Just in time for Conservation Week, Predator Free Cambridge was out and about laying four trap lines around Lake Te Kō Utu last Saturday. With two lines around to the top of the lake’s reserve and two around the bottom, rats will have 45 traps spaced out around the lake to choose from – a move that should ensure they will not be decimating the native birds that nest there in the summer.
Each trap is housed in a wooden box with mesh on either end and a hole for the rat to enter. The traps are baited with peanut butter, which organiser Peter Russell said, “works a treat on rodents.”
The construction of the boxes, which are screwed shut, means the bait and dead rats will be out of the weather and avoids the possibility of curious children or pets being injured by the traps inside.
Peter and his daughter, Bella Russell (15), baked a rat cake for the occasion, which was welcome sustenance for the ten volunteers who turned out to place the boxes and install the traps around the lake.
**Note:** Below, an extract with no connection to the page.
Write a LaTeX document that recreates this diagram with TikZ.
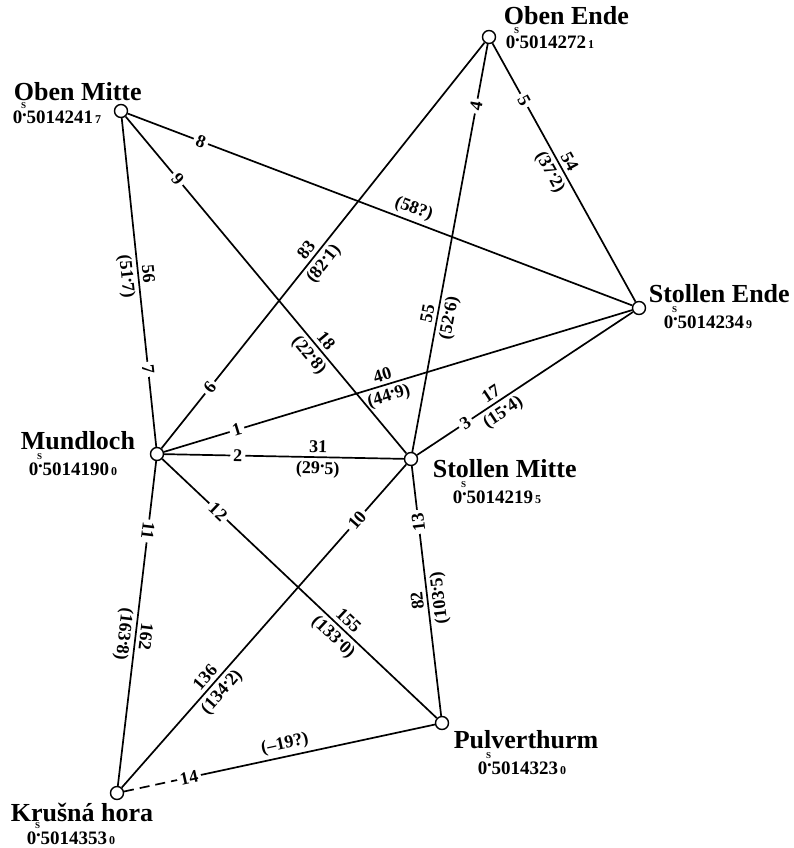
\documentclass[tikz,border=0pt]{standalone}
\usepackage{fontspec}
\setmainfont{Liberation Serif}
\usetikzlibrary{calc}
\newcommand\dd{\raisebox{0.38em}{.}}
\newcommand\crdtext[2]{0\makebox[0.22em][c]{\raisebox{0.42em}{.}}\llap{\makebox[0.3em][c]{\raisebox{0.8em}{\fontsize{9}{9}\selectfont S}}}#1\kern2pt{\fontsize{12}{12}\selectfont #2}}
\begin{document}
\begin{tikzpicture}[x=1pt,y=-1pt,line width=1.7pt,
 stn/.style={circle,draw,fill=white,minimum size=13pt,inner sep=0pt,line width=1.4pt},
 stname/.style={font=\fontsize{26}{26}\selectfont\bfseries,anchor=base west,inner sep=0pt},
 crd/.style={font=\fontsize{19}{19}\selectfont\bfseries,anchor=base west,inner sep=0pt},
 lnum/.style={font=\fontsize{18}{18}\selectfont\bfseries,fill=white,inner sep=3pt,sloped,allow upside down},
 dist/.style={font=\fontsize{18}{18}\selectfont\bfseries,inner sep=3.5pt,sloped,allow upside down}]
\useasboundingbox (0,0) rectangle (794,848);
% stations
\node[stn] (OM) at (121,111) {};
\node[stn] (OE) at (489,37) {};
\node[stn] (SE) at (639,308) {};
\node[stn] (M) at (157,454) {};
\node[stn] (SM) at (411,459) {};
\node[stn] (P) at (442,723) {};
\node[stn] (K) at (117,793) {};
% edges
\draw (OM) -- node[lnum,pos=0.145]{8} node[dist,above,pos=0.558]{(58?)} (SE);
\draw (OM) -- node[lnum,pos=0.186]{9} node[dist,above,pos=0.686]{18} node[dist,below,pos=0.686]{(22\dd8)} (SM);
\draw (OM) -- node[lnum,pos=0.764]{7} node[dist,above,pos=0.478]{56} node[dist,below,pos=0.478]{(51\dd7)} (M);
\draw (M) -- node[lnum,pos=0.15]{6} node[dist,above,pos=0.473]{83} node[dist,below,pos=0.473]{(82\dd1)} (OE);
\draw (SM) -- node[lnum,pos=0.848]{4} node[dist,above,pos=0.334]{55} node[dist,below,pos=0.334]{(52\dd6)} (OE);
\draw (OE) -- node[lnum,pos=0.221]{5} node[dist,above,pos=0.476]{54} node[dist,below,pos=0.476]{(37\dd2)} (SE);
\draw (M) -- node[lnum,pos=0.156]{1} node[dist,above,pos=0.473]{40} node[dist,below,pos=0.473]{(44\dd9)} (SE);
\draw (M) -- node[lnum,pos=0.307]{2} node[dist,above,pos=0.642]{31} node[dist,below,pos=0.642]{(29\dd5)} (SM);
\draw (SM) -- node[lnum,pos=0.224]{3} node[dist,above,pos=0.368]{17} node[dist,below,pos=0.368]{(15\dd4)} (SE);
\draw (M) -- node[lnum,pos=0.215]{11} node[dist,above,pos=0.537]{162} node[dist,below,pos=0.537]{(163\dd8)} (K);
\draw (M) -- node[lnum,pos=0.2035]{12} node[dist,above,pos=0.653]{155} node[dist,below,pos=0.653]{(133\dd0)} (P);
\draw (K) -- node[lnum,pos=0.827]{10} node[dist,above,pos=0.32]{136} node[dist,below,pos=0.32]{(134\dd2)} (SM);
\draw (P) -- node[lnum,pos=0.777]{13} node[dist,above,pos=0.466]{82} node[dist,below,pos=0.466]{(103\dd5)} (SM);
\path (K) -- (P) coordinate[pos=0.209] (k14);
\draw[dash pattern=on 10pt off 6pt] (K) -- (k14);
\draw (k14) -- (P);
\path (K) -- node[lnum,pos=0.209]{14} node[dist,above,pos=0.526]{(--19?)} (P);
% station labels
\node[stname] (OMn) at (13,101) {Oben Mitte};
\node[crd] (OMc) at (12,124) {\crdtext{5014241}{7}};
\node[stname] (OEn) at (503,25) {Oben Ende};
\node[crd] (OEc) at (505,49) {\crdtext{5014272}{1}};
\node[stname] (SEn) at (648,302) {Stollen Ende};
\node[crd] (SEc) at (663,328) {\crdtext{5014234}{9}};
\node[stname] (Mn) at (20,449) {Mundloch};
\node[crd] (Mc) at (28,475) {\crdtext{5014190}{0}};
\node[stname] (SMn) at (432,477) {Stollen Mitte};
\node[crd] (SMc) at (452,503) {\crdtext{5014219}{5}};
\node[stname] (Pn) at (453,748) {Pulverthurm};
\node[crd] (Pc) at (477,774) {\crdtext{5014323}{0}};
\node[stname] (Kn) at (10,821) {Krušná hora};
\node[crd] (Kc) at (26,844) {\crdtext{5014353}{0}};
\end{tikzpicture}
\end{document}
Predator Free Cambridge kicked off around a year ago, but Peter said it has really taken off in the past six months as more sponsors have got onboard.
The group has also received a grant from the Department of Conservation (DoC) to work with schools and early childhood centres, aiming to get in at the grass-roots level with the younger generation as the country moves towards its predator-free goal of 2050, he added.
Predator Free Cambridge has the goal of one trap in every five backyards across Cambridge, which Peter said is the standard for predator-free organisations nationwide.
The group thanked New World Cambridge for the peanut butter, Bunnings Warehouse New Zealand for spray paint and stencils for marking the boxes and Coffee Club for providing coffee to volunteers after the working bee.